Gladys CHENG Wai Ling: Ap Lei Chau Metamorphoses

Gladys CHENG Wai Ling
55 years old
Lived in Ap Lei Chau Main Street for 14 years.

 “I was born in Ap Lei Chau, where I lived the Main Street till the early seventies when the squatters were demolished.  Electric boats ran back and forth between Aberdeen and Ap Lei Chau.  The Hung Sing Temple marked the forefront; whereas Kwan Yin Temple (now the Wind Tower Park) marked the back.  My home was somewhere near Kwan Yin Temple.  On the Main Street, drainage ditches roughly 1” wide could be found for every five stores.  The residents used the ditches to draw water from the hillside.  I tried to run over the ditches when carrying carts of coal for the Chinese restaurants.  But eight times out of ten I would tip the cart over.

Back then there was much less transport, so we stayed along Main Street for entertainment.  Pearl Theatre was a prominent landmark, my elder sister would bring all seven of us in with only one ticket.  We’d occupy the chunk of space in front of the screen.

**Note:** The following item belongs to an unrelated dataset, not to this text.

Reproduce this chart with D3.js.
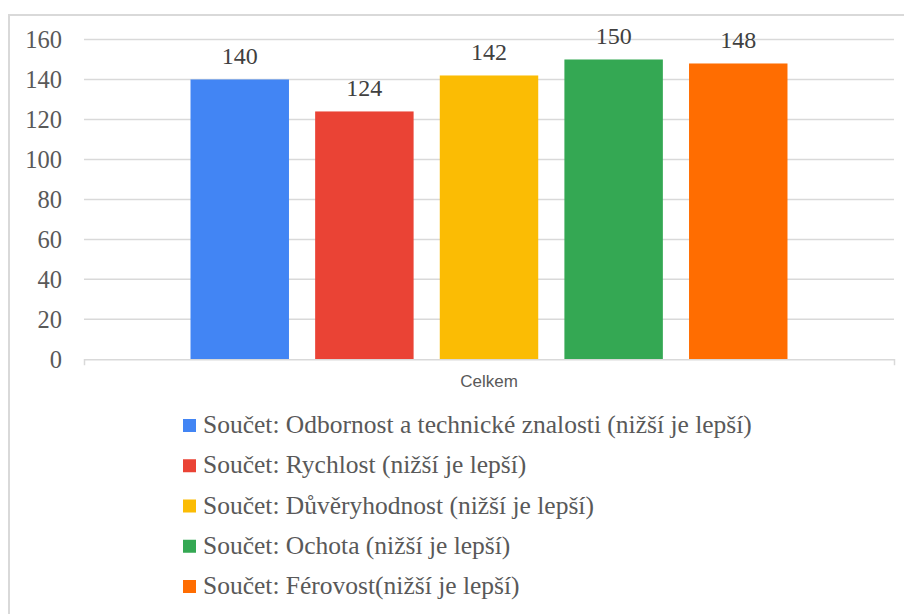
<!DOCTYPE html>
<html>
<head>
<meta charset="utf-8">
<script src="https://cdn.jsdelivr.net/npm/d3@7/dist/d3.min.js"></script>
</head>
<body style="margin:0">
<svg id="fig" width="904" height="614"></svg>
<script>
// Category, series and values
const categories = ["Celkem"];
const seriesNames = [
  "Součet: Odbornost a technické znalosti (nižší je lepší)",
  "Součet: Rychlost (nižší je lepší)",
  "Součet: Důvěryhodnost (nižší je lepší)",
  "Součet: Ochota (nižší je lepší)",
  "Součet: Férovost(nižší je lepší)"
];
const seriesValues = [140, 124, 142, 150, 148];
const seriesColors = ["#4285f4", "#ea4335", "#fbbc04", "#34a853", "#ff6d01"];
const yTicks = [0, 20, 40, 60, 80, 100, 120, 140, 160];

const svg = d3.select("#fig");
const textColor = "#595959";
const gridColor = "#d9d9d9";
const serifFace = '"Liberation Serif"';
const sansFace = '"Liberation Sans"';

// Outer frame (right/bottom edges sit outside the visible area)
svg.append("rect")
  .attr("x", 9).attr("y", 15)
  .attr("width", 1000).attr("height", 1000)
  .attr("fill", "none")
  .attr("stroke", gridColor)
  .attr("stroke-width", 2);

const plot = { left: 84, right: 894, top: 39.5, bottom: 359.3 };

const y = d3.scaleLinear().domain([0, 160]).range([plot.bottom, plot.top]);
const x0 = d3.scaleBand().domain(categories).range([plot.left, plot.right]).padding(0);
const groupInset = x0.bandwidth() * 0.1315;
const x1 = d3.scaleBand().domain(seriesNames)
  .range([groupInset, x0.bandwidth() - groupInset])
  .paddingInner(0.21).paddingOuter(0);

// Horizontal gridlines with value labels
const gy = svg.append("g").attr("transform", `translate(${plot.left},0)`);
gy.selectAll("line")
  .data(yTicks.filter(d => d > 0)).join("line")
  .attr("x1", 0).attr("x2", plot.right - plot.left)
  .attr("y1", d => y(d)).attr("y2", d => y(d))
  .attr("stroke", gridColor).attr("stroke-width", 1.5);
gy.selectAll("text")
  .data(yTicks).join("text")
  .attr("x", -22).attr("y", d => y(d))
  .attr("dy", "0.34em")
  .attr("text-anchor", "end")
  .attr("fill", textColor)
  .style("font-family", serifFace)
  .style("font-size", "24.5px")
  .text(d => d);

// Bars
const groups = svg.append("g").selectAll("g")
  .data(categories).join("g")
  .attr("transform", d => `translate(${x0(d)},0)`);

groups.selectAll("rect")
  .data(() => seriesNames.map((name, i) => ({ name, value: seriesValues[i], color: seriesColors[i] })))
  .join("rect")
  .attr("x", d => x1(d.name))
  .attr("y", d => y(d.value))
  .attr("width", x1.bandwidth())
  .attr("height", d => y(0) - y(d.value))
  .attr("fill", d => d.color);

// Value labels above bars
groups.selectAll("text.val")
  .data(() => seriesNames.map((name, i) => ({ name, value: seriesValues[i] })))
  .join("text")
  .attr("class", "val")
  .attr("x", d => x1(d.name) + x1.bandwidth() / 2)
  .attr("y", d => y(d.value) - 15)
  .attr("text-anchor", "middle")
  .attr("fill", "#404040")
  .style("font-family", serifFace)
  .style("font-size", "24px")
  .text(d => d.value);

// Category axis
const xAxis = d3.axisBottom(x0).tickSizeInner(0).tickSizeOuter(6).tickPadding(16);
const gx = svg.append("g").attr("transform", `translate(0,${plot.bottom})`).call(xAxis);
gx.attr("font-family", null).attr("font-size", null);
gx.select(".domain").attr("stroke", gridColor).attr("stroke-width", 1.5);
gx.selectAll(".tick text")
  .attr("fill", textColor)
  .style("font-family", sansFace)
  .style("font-size", "17px");

// Legend
const legend = svg.append("g").attr("transform", "translate(183,0)");
const rowY = d3.scalePoint().domain(seriesNames).range([433, 594]);
const items = legend.selectAll("g").data(seriesNames).join("g")
  .attr("transform", d => `translate(0,${rowY(d)})`);
items.append("rect")
  .attr("x", 0).attr("y", -14)
  .attr("width", 13).attr("height", 13)
  .attr("fill", (d, i) => seriesColors[i]);
items.append("text")
  .attr("x", 20).attr("y", 0)
  .attr("fill", textColor)
  .style("font-family", serifFace)
  .style("font-size", "25.5px")
  .text(d => d);
</script>
</body>
</html>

I’d also play with my neighbours; we knew what’s going on in each family.  The Hungry Ghost Festival was big for us.  Every family would burn paper money and offer coins.  Kids pocketed the coins when the adults were done.  On the seventh day of the seventh month, single women honoured the Seven Sister Festival  with elaborate rituals.

The hills and shores were also our playmates.  We went uphill by going behind the Kwan Yin Temple.  Yuet Heung Yuen was a soy sauce workshop where we could pick Indian gooseberries and guavas.  We’d also go swim near the ship cradle and catch the small crabs when tides were low.  Yuet Heung Yuen was located where the West Estate is.  During high season, the workshop would hire many people to work.  Everyone on Main Street would help peel gingers, and scoop out the lotus seed kernels.  It was a great sight.  I played my part as well to earn pocket money.

When I was small, I felt like Ap Lei Chau was the whole world.  We would get off the electric boat, and there were delicious food waiting for us from Hung Sing Temple till the very end of the street.  Nowadays, Ap Lei Chau Main Street is just like any other street.  When I return for class reunions, I still feel a sense of belonging.  Compared to the Aberdeen Centre, I prefer a walk along the coastline.  Seeing how Aberdeen and Ap Lei Chau have changed, I feel like I’m only a passer-by.”